Переполненная чаша | страница 134



«Что за спешка? — спросила она. — Ты погляди на часы, Миша. Еще нет восьми, а вам бы только заседать».

«Проспала, — понял я. — Ей во вторую смену, вот она и проспала».

Срывающимся голодом я возвестил о постигшей весь мир трагедии. А она, помолчав, буднично произнесла: «Да знаю я. Туда ему и дорога…»

«Что?! — крикнул я. — Что ты говоришь? Неужели тебе не жалко?»

«Конечно, жалко, — сказала она. — Всех жалко. Только не его…»

Наверное, неделю, а то и больше я не решался заходить в комитет комсомола. Мне казалось, что стены, потолок, цветы в глиняных горшках на подоконнике, старый, с облупившейся черной краской телефон — все, что там было, помнит наш разговор. Ее, эту девчонку, я еще мог оправдать: «А вдруг она от горя помешалась?» Но я-то был в своем уме! И ничего не сказал я, не дал отпор. Конечно же мне и в голову не могло прийти, что в окружении этой девчонки знали о Сталине больше, чем знали мы, пораженные болезнью беспамятства и охваченные коллективной истерией. Знали больше. И понимали больше.

У меня не нашлись тогда слова. Я просто положил — с опаской и с еще каким-то чувством, похожим на брезгливость, — телефонную трубку, мокрую от моей вспотевшей ладони, на ухватистые рычажки. Слова родились много позже. Возможно, слишком поздно, чтобы их произносить. Моя внучка, медноволосая Лизавета, укладывала спать куклу и пела в убаюкивающей тональности колыбельной: «Наш любимый падишах с детства нам внушает страх. Оттого, не зная страха, бережем мы падишаха…»
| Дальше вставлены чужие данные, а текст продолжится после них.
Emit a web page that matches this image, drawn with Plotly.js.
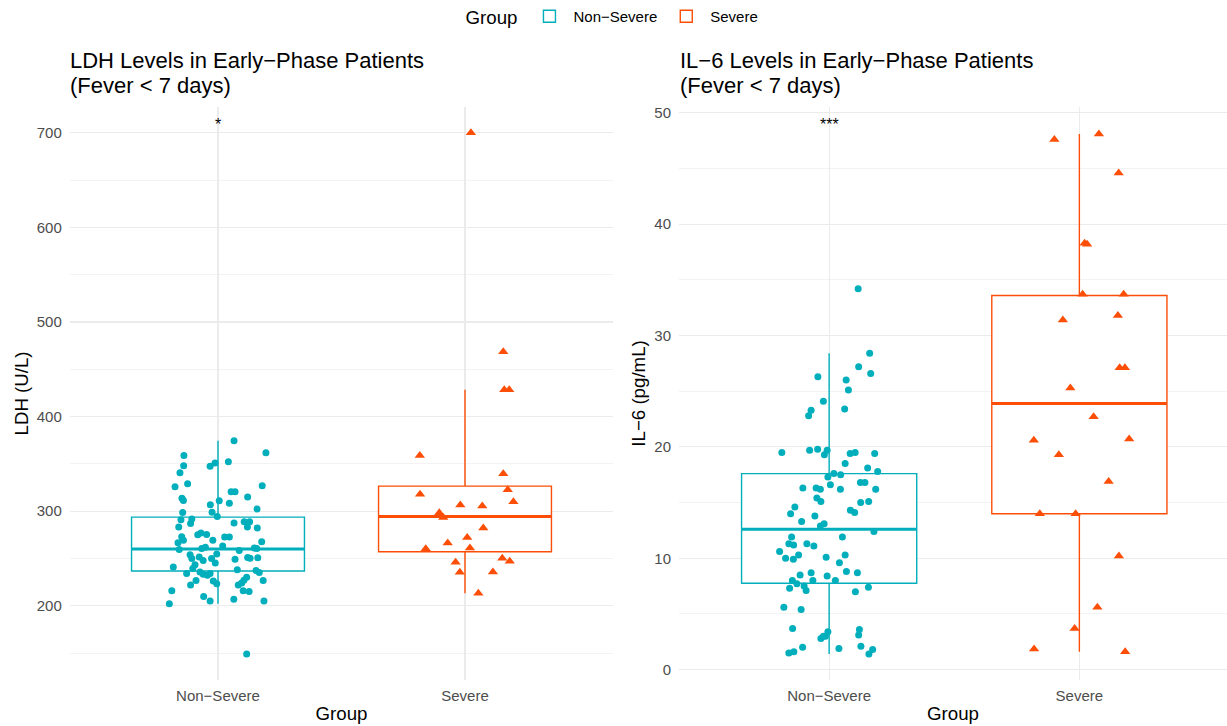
<!DOCTYPE html>
<html>
<head>
<meta charset="utf-8">
<script src="https://cdn.plot.ly/plotly-3.0.1.min.js"></script>
<style>
  html, body { margin: 0; padding: 0; background: #ffffff; }
  #chart { width: 1227px; height: 726px; }
</style>
</head>
<body>
<div id="chart"></div>
<script>
// Groups on the x axis (position 1 and 2)
const groups = ['Non\u2212Severe', 'Severe'];
const groupColors = ['#00AFBB', '#FC4E07'];

// LDH (U/L), early-phase patients
const ldhNonSevere = [374.4,361.8,359,348,347.6,350.9,352.3,340.6,329,325.9,327,320.6,320.6,313.8,311.4,315,311,306.9,308.3,302.3,298.7,299,294.5,291.7,291,287.1,287.5,288.9,288.9,283.3,283.3,282.3,275.2,276.9,275.5,273,272.7,272.7,269.2,269.2,266.7,267.8,260.6,261.8,263.2,259.6,261.1,260.6,258.6,254,254.8,249.9,251.6,247.8,249.9,245.3,249.1,251.2,250.2,250.9,241.1,243.5,239.4,238,237.3,235.2,234.1,235.8,233.3,232.2,234.1,230.1,226.9,224,226.2,223.4,226.7,226.7,222.1,222.1,215.8,215.1,215.8,209.8,205.2,207,205.2,202.1,149.1];
const ldhNonSevereJitter = [0.065,0.194,-0.138,-0.139,-0.032,-0.012,0.042,-0.154,-0.123,-0.174,0.179,0.053,0.069,-0.146,-0.140,0.120,0.005,-0.031,0.046,0.158,-0.143,-0.024,-0.003,-0.106,-0.150,-0.111,0.065,0.106,0.128,0.119,-0.159,0.159,-0.082,-0.069,-0.046,-0.147,0.027,0.046,-0.140,-0.021,-0.162,0.177,-0.066,-0.051,0.019,-0.157,0.147,0.157,0.086,-0.113,-0.005,-0.106,-0.076,-0.060,-0.026,-0.011,0.069,0.120,0.130,0.161,-0.181,-0.093,-0.102,0.078,0.154,0.167,-0.127,-0.073,-0.060,-0.043,-0.032,0.116,0.105,0.096,-0.019,-0.005,0.183,-0.089,-0.111,0.082,0.102,0.126,-0.187,-0.058,-0.032,0.064,0.186,-0.197,0.116];
const ldhSevere = [700,468.7,428.5,428.5,359,339.6,322.7,318,310,306.6,305.5,298.5,293.3,282.3,272.1,266.5,261.1,260.4,250.2,247,246,235.8,235.4,213.2];
const ldhSevereJitter = [0.024,0.155,0.159,0.179,-0.183,0.155,0.173,-0.182,0.196,-0.019,0.070,-0.104,-0.088,0.074,0.009,-0.070,0.020,-0.159,0.151,0.181,-0.038,0.113,-0.021,0.054];

// LDH box summaries: [Non-Severe, Severe]
const ldhQ1 = [236.8, 257.2];
const ldhMedian = [260.0, 294.5];
const ldhQ3 = [293.8, 326.5];
const ldhLowerWhisker = [202.1, 213.2];
const ldhUpperWhisker = [374.4, 428.5];

// IL-6 (pg/mL), early-phase patients
const il6NonSevere = [34.2,28.4,27.2,26.6,26.3,26.0,25.1,24.1,23.4,23.3,22.8,19.5,19.7,19.8,19.3,19.7,19.4,19.5,19.4,18.5,18.1,17.8,17.3,17.6,17.5,16.6,16.3,16.3,16.2,16.2,16.8,16.8,16.2,15.4,15.1,15.0,15.1,14.3,14.1,14.6,14.0,13.8,13.3,12.9,13.1,12.4,11.9,11.9,11.3,11.2,11.3,11.1,10.6,10.0,9.9,10.3,10.1,10.3,9.6,8.8,8.7,8.5,8.7,8.4,8.0,8.0,8.0,7.3,7.7,7.5,7.1,7.0,7.4,5.6,5.4,3.7,2.8,3.0,3.0,3.4,3.6,3.1,1.5,1.6,2.0,1.9,2.1,1.4,1.8];
const il6NonSevereJitter = [0.116,0.162,0.118,0.166,-0.045,0.068,0.077,-0.023,0.062,-0.072,-0.082,-0.189,-0.078,-0.046,-0.019,-0.008,0.084,0.104,0.182,0.064,0.154,0.194,-0.005,0.019,0.046,0.005,-0.105,-0.052,-0.035,0.045,0.125,0.143,0.186,-0.049,-0.033,0.126,0.158,0.085,0.102,-0.137,-0.154,-0.057,-0.110,-0.035,-0.020,0.179,0.053,-0.150,-0.161,-0.142,-0.089,-0.061,-0.198,-0.174,-0.143,-0.122,-0.012,0.064,0.041,0.069,0.113,-0.116,-0.072,-0.008,0.025,-0.147,-0.065,-0.158,-0.129,-0.100,-0.092,0.105,0.157,-0.181,-0.112,-0.146,-0.033,-0.023,-0.015,-0.005,0.121,0.118,-0.161,-0.141,-0.106,0.039,0.127,0.159,0.174];
const il6Severe = [47.6,48.1,44.6,38.3,38.2,33.7,33.7,31.4,31.8,27.1,27.1,25.3,22.7,20.6,20.7,19.3,16.9,14.0,14.0,10.2,5.6,3.7,1.85,1.6];
const il6SevereJitter = [-0.100,0.078,0.157,0.021,0.031,0.013,0.177,-0.066,0.154,0.161,0.182,-0.036,0.057,-0.182,0.199,-0.082,0.117,-0.158,-0.015,0.158,0.072,-0.019,-0.181,0.183];

// IL-6 box summaries: [Non-Severe, Severe]
const il6Q1 = [7.75, 14.0];
const il6Median = [12.6, 23.9];
const il6Q3 = [17.6, 33.6];
const il6LowerWhisker = [1.4, 1.6];
const il6UpperWhisker = [28.4, 48.1];

// Significance labels above each panel
const sigLabels = ['*', '***'];

const BOX_WIDTH = 0.7;
const FONT = 'Liberation Sans, Arial, Helvetica, sans-serif';
const symbols = ['circle', 'triangle-up'];
const markerSizes = [7, 9];

function panelTraces(xa, ya, q1, med, q3, lo, hi, pointSets, jitterSets, showLegend) {
  const boxes = [], medians = [], points = [];
  groups.forEach((g, i) => {
    const pos = i + 1;
    boxes.push({
      type: 'box', name: g, legendgroup: g, showlegend: showLegend,
      x: [pos], q1: [q1[i]], median: [med[i]], q3: [q3[i]],
      lowerfence: [lo[i]], upperfence: [hi[i]],
      width: BOX_WIDTH, whiskerwidth: 0, boxpoints: false,
      line: { color: groupColors[i], width: 1.4 },
      fillcolor: '#ffffff',
      xaxis: xa, yaxis: ya, hoverinfo: 'skip'
    });
    // thicker median bar, as in ggplot boxplots
    medians.push({
      type: 'scatter', mode: 'lines', showlegend: false,
      x: [pos - BOX_WIDTH / 2, pos + BOX_WIDTH / 2], y: [med[i], med[i]],
      line: { color: groupColors[i], width: 3 },
      xaxis: xa, yaxis: ya, hoverinfo: 'skip'
    });
    points.push({
      type: 'scatter', mode: 'markers', showlegend: false, name: g,
      x: jitterSets[i].map(j => pos + j), y: pointSets[i],
      marker: { color: groupColors[i], size: markerSizes[i], symbol: symbols[i], line: { width: 0 } },
      xaxis: xa, yaxis: ya
    });
  });
  return boxes.concat(medians, points);
}

const traces = [].concat(
  panelTraces('x', 'y', ldhQ1, ldhMedian, ldhQ3, ldhLowerWhisker, ldhUpperWhisker,
    [ldhNonSevere, ldhSevere], [ldhNonSevereJitter, ldhSevereJitter], true),
  panelTraces('x2', 'y2', il6Q1, il6Median, il6Q3, il6LowerWhisker, il6UpperWhisker,
    [il6NonSevere, il6Severe], [il6NonSevereJitter, il6SevereJitter], false)
);

const W = 1227, H = 726;
const gridColor = '#EBEBEB';

function xAxis(domain, range, anchor) {
  return {
    anchor: anchor,
    domain: domain, range: range, tickvals: [1, 2], ticktext: groups,
    showgrid: true, gridcolor: gridColor, gridwidth: 1.1, zeroline: false,
    showline: false, ticks: '', ticklabelstandoff: 5,
    tickfont: { family: FONT, size: 15, color: '#4D4D4D' },
    title: { text: 'Group', font: { family: FONT, size: 18.7, color: '#000000' }, standoff: 3 },
    fixedrange: true
  };
}
function yAxis(range, dtick, minorDtick, title, anchor) {
  return {
    anchor: anchor,
    domain: [(H - 680) / H, (H - 106) / H], range: range,
    tick0: 0, dtick: dtick, showgrid: true, gridcolor: gridColor, gridwidth: 1.1,
    minor: { tick0: 0, dtick: minorDtick, showgrid: true, gridcolor: gridColor, gridwidth: 0.6 },
    zeroline: false, showline: false, ticks: '', ticklabelstandoff: 7,
    tickfont: { family: FONT, size: 15, color: '#4D4D4D' },
    title: { text: title, font: { family: FONT, size: 18.7, color: '#000000' }, standoff: 3 },
    fixedrange: true
  };
}

const layout = {
  width: W, height: H,
  margin: { l: 0, r: 0, t: 0, b: 0 },
  paper_bgcolor: '#ffffff', plot_bgcolor: '#ffffff',
  font: { family: FONT, color: '#000000' },
  boxmode: 'overlay',
  xaxis: xAxis([69.8 / W, 613.2 / W], [0.4, 2.6], 'y'),
  yaxis: yAxis([121.5, 727.5], 100, 50, 'LDH (U/L)', 'x'),
  xaxis2: xAxis([679 / W, 1], [0.4, 2.59], 'y2'),
  yaxis2: yAxis([-0.94, 50.54], 10, 5, 'IL\u22126 (pg/mL)', 'x2'),
  showlegend: true,
  legend: {
    orientation: 'h', x: 0.5, xanchor: 'center', y: 1.001, yanchor: 'top',
    title: { text: 'Group', side: 'left', font: { family: FONT, size: 18.7, color: '#000000' } },
    font: { family: FONT, size: 15, color: '#000000' },
    itemwidth: 38, tracegroupgap: 0
  },
  annotations: [
    { text: 'LDH Levels in Early\u2212Phase Patients', xref: 'paper', yref: 'paper',
      x: 68 / W, y: (H - 60) / H, xanchor: 'left', yanchor: 'middle', showarrow: false,
      font: { family: FONT, size: 22, color: '#000000' } },
    { text: '(Fever &lt; 7 days)', xref: 'paper', yref: 'paper',
      x: 68 / W, y: (H - 85) / H, xanchor: 'left', yanchor: 'middle', showarrow: false,
      font: { family: FONT, size: 22, color: '#000000' } },
    { text: 'IL\u22126 Levels in Early\u2212Phase Patients', xref: 'paper', yref: 'paper',
      x: 678 / W, y: (H - 60) / H, xanchor: 'left', yanchor: 'middle', showarrow: false,
      font: { family: FONT, size: 22, color: '#000000' } },
    { text: '(Fever &lt; 7 days)', xref: 'paper', yref: 'paper',
      x: 678 / W, y: (H - 85) / H, xanchor: 'left', yanchor: 'middle', showarrow: false,
      font: { family: FONT, size: 22, color: '#000000' } },
    { text: sigLabels[0], xref: 'x', yref: 'paper', x: 1, y: (H - 124) / H,
      yanchor: 'middle', showarrow: false, font: { family: FONT, size: 16, color: '#000000' } },
    { text: sigLabels[1], xref: 'x2', yref: 'paper', x: 1, y: (H - 124) / H,
      yanchor: 'middle', showarrow: false, font: { family: FONT, size: 16, color: '#000000' } }
  ]
};

Plotly.newPlot('chart', traces, layout, { displayModeBar: false, staticPlot: true });
</script>
</body>
</html>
«Нет, Лизаветка, нет, — сказал я, — и все же ничто не проходит даром. Ни страдания, ни муки, ни заблуждения. Даже массовые психозы предков повышают защитную реакцию потомков на социальную ложь и политическую демагогию. И нет такой жизни, которая была бы прожита напрасно. Вознесена ли она на алтарь благодарного Отечества, положена ли на плаху, или брошена к ногам бездушных детей».

«Дед, — испугалась рыжая Лизавета, — ты что? Это же песенка из «мультика». А ты кричишь…»

Это ничего, что мои слова не достигли малолетней внучки. Зато я наконец высказался…

Не помню, день или два я продолжал носить запечатанные, залитые сургучом пакеты с информацией из парткома в райком. Меня беспрепятственно пропускали милиционеры и солдаты. Я не ощущал в те дни, что родился  с м о р к а ч о м, а как только вспоминал: «Сталин умер!» — слезы начинали течь по моим щекам сами собой…


А директор типографии оказался мудрым и добрым человеком. Как он яростно, взахлеб кричал на нас! Как грозил и матерился! С какой силой его кулак грохал по столу, покрытому толстым зеленоватым стеклом. При каждом ударе я вжимал голову в плечи и закрывал глаза: боялся, что это стекло брызнет в разные стороны миллионом осколков. Он кричал, накаляясь с каждой следующей секундой все больше и больше, а со мною творилось что-то странное: я, наоборот, успокаивался, потому что зародилась и постепенно росла уверенность: все образуется.